Figure 2: Data Science Lifecycle

The six steps of DSL are listed below:

  1. Problem statement
  2. Data collection
  3. Exploratory data analysis
  4. Modelling
  5. Evaluation
  6. Deployment

Throughout the entire process, ethical considerations and professional conduct are essential and must be integrated into every step. Just as importantly, each step of the DSL is grounded in a deep understanding of the business context—without this, data science risks becoming disconnected from real-world impact.

In the chapters that follow, we illustrate how to apply the DSL to address practical business challenges. In addition to the six steps, we also emphasize communication and ethics as core components that must be embedded into the lifecycle.

Roadmap

The chapters are organised as follows:

Chapter 2 covers Step 1, focusing on how to ask the right question and frame it as a data science problem.

Chapter 3 addresses Steps 2 and 3, including data collection and exploratory data analysis.

Chapter 4 presents a range of modelling techniques, explaining when and how to apply them.

Chapter 5 introduces a systematic evaluation toolbox for data-driven decision-making, with a particular focus on applications in the insurance sector.

Chapter 6 explores effective communication strategies for engaging different stakeholders.

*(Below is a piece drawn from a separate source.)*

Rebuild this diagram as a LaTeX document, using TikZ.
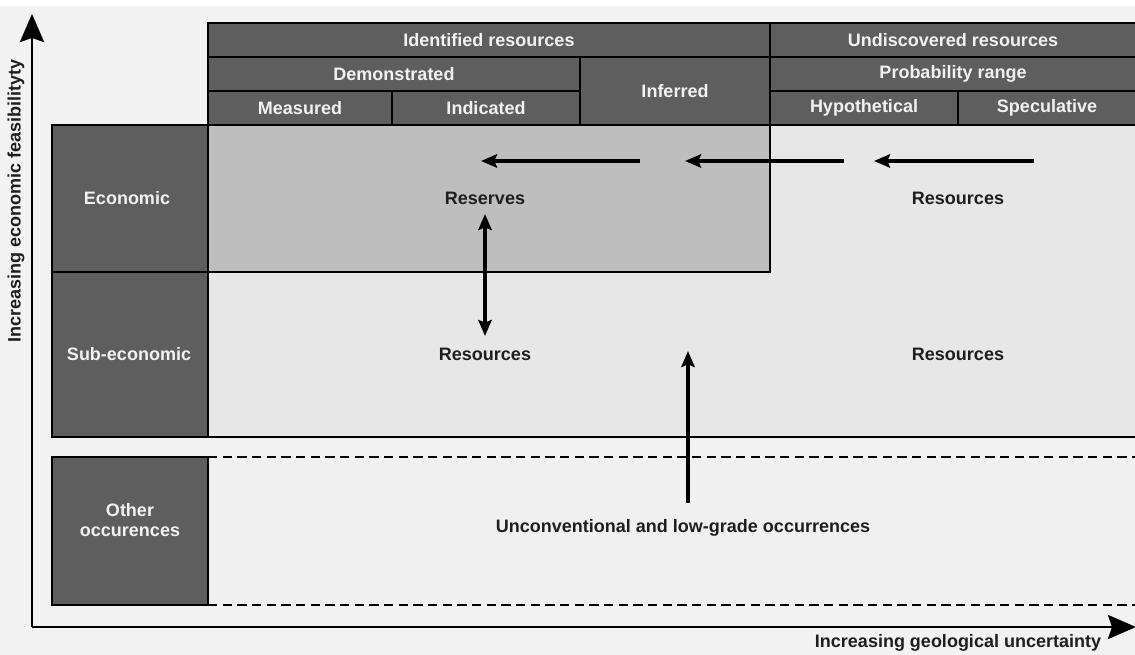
\documentclass[tikz,border=0pt]{standalone}
\usepackage{fontspec}
\setmainfont{Liberation Sans}
\usetikzlibrary{arrows.meta,fit}
\definecolor{bgc}{HTML}{F2F2F2}
\definecolor{hdrc}{HTML}{5E5E5E}
\definecolor{resc}{HTML}{BEBEBE}
\definecolor{lightc}{HTML}{E7E7E7}
\definecolor{otherc}{HTML}{F0F0F0}
\definecolor{txtw}{HTML}{F2F2F2}
\definecolor{txtd}{HTML}{1E1E1E}
\begin{document}
\begin{tikzpicture}[x=0.75pt,y=-0.75pt,
  lbl/.style={font=\bfseries\fontsize{13.5}{16}\selectfont},
  hdr/.style={draw=black,line width=1.3pt,fill=hdrc,inner sep=0pt},
  htxt/.style={lbl,text=txtw,align=center},
  body/.style={text=txtd,lbl},
  flow/.style={line width=2.7pt,-{Stealth[length=12pt,width=10pt,inset=2pt]}},
  both/.style={line width=2.7pt,{Stealth[length=12pt,width=10pt,inset=2pt]}-{Stealth[length=12pt,width=10pt,inset=2pt]}},
  axis/.style={line width=2.2pt,-{Stealth[length=21pt,width=18pt,inset=3pt]}}]
\useasboundingbox (0,0) rectangle (1135,655);
\fill[bgc] (0,0) rectangle (1135,655);
\fill[white] (0,0) rectangle (1135,6);
% body regions
\fill[lightc] (208,125) rectangle (1135,437);
\filldraw[fill=resc,draw=black,line width=1.5pt] (208,125) rectangle (770,272);
\fill[otherc] (208,457) rectangle (1135,605);
\draw[line width=1.5pt,dash pattern=on 7pt off 4pt] (208,457) -- (1135,457);
\draw[line width=1.5pt,dash pattern=on 7pt off 4pt] (208,605) -- (1135,605);
% side boxes
\node[hdr,fit={(52,125) (208,272)}] (eco) {};
\node[htxt] (ecot) at (127,198) {Economic};
\node[hdr,fit={(52,272) (208,437)}] (sub) {};
\node[htxt] (subt) at (129,354) {Sub-economic};
\node[hdr,fit={(52,457) (208,605)}] (oth) {};
\node[htxt,font=\bfseries\fontsize{13.5}{15.5}\selectfont] (otht) at (130,520) {Other\\occurences};
% header
\node[hdr,fit={(208,23) (770,57)}] (ident) {};
\node[htxt] at (ident.center) {Identified resources};
\node[hdr,fit={(208,57) (580,91)}] (demo) {};
\node[htxt] at (demo.center) {Demonstrated};
\node[hdr,fit={(208,91) (392,125)}] (meas) {};
\node[htxt] at (meas.center) {Measured};
\node[hdr,fit={(392,91) (580,125)}] (indi) {};
\node[htxt] at (indi.center) {Indicated};
\node[hdr,fit={(580,57) (770,125)}] (infe) {};
\node[htxt] at (infe.center) {Inferred};
\node[hdr,fit={(770,23) (1136,57)}] (undi) {};
\node[htxt] at (undi.center) {Undiscovered resources};
\node[hdr,fit={(770,57) (1136,91)}] (prob) {};
\node[htxt] at (prob.center) {Probability range};
\node[hdr,fit={(770,91) (958,125)}] (hypo) {};
\node[htxt] at (hypo.center) {Hypothetical};
\node[hdr,fit={(958,91) (1136,125)}] (spec) {};
\node[htxt] at (spec.center) {Speculative};
\draw[line width=1.5pt] (208,125) -- (208,437);
\draw[line width=2pt] (52,437) -- (1135,437);
% body labels
\node[body] (reserves) at (485,198) {Reserves};
\node[body] (resR1) at (958,198) {Resources};
\node[body] (resL2) at (485,354) {Resources};
\node[body] (resR2) at (958,354) {Resources};
\node[body] (unconv) at (683,528) {Unconventional and low-grade occurrences};
% arrows
\coordinate (a1s) at (640,161); \coordinate (a1e) at (481,161);
\coordinate (a2s) at (844,161); \coordinate (a2e) at (685,161);
\coordinate (a3s) at (1034,161); \coordinate (a3e) at (874,161);
\draw[flow] (a1s) -- (a1e);
\draw[flow] (a2s) -- (a2e);
\draw[flow] (a3s) -- (a3e);
\coordinate (d1) at (485,214); \coordinate (d2) at (485,336);
\draw[both] (d1) -- (d2);
\coordinate (v1) at (688,503); \coordinate (v2) at (688,351);
\draw[flow] (v1) -- (v2);
% axes
\coordinate (O) at (32,627);
\coordinate (Yt) at (32,14);
\coordinate (Xt) at (1136,627);
\draw[axis] (O) -- (Yt);
\draw[axis] (O) -- (Xt);
\node[body,rotate=90] (ylab) at (16,201) {Increasing economic feasibilityty};
\node[body] (xlab) at (958,643) {Increasing geological uncertainty};
\end{tikzpicture}
\end{document}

Chapter 7 introduces the Ethical Data Science (AI) Lifecycle (EDSL)—a framework for embedding ethical thinking across the entire DSL.

References

Bellis, Clare, Richard Lyon, Stuart A. Klugman, and John Shepherd, eds. 2010. Understanding Actuarial Management: The Actuarial Control Cycle. 2nd ed. Sydney, Australia: Institute of Actuaries of Australia; Society of Actuaries.
Peng, Roger D, and Elizabeth Matsui. 2015. The Art of Data Science: A Guide for Anyone Who Works with Data. Skybrude Consulting, LLC.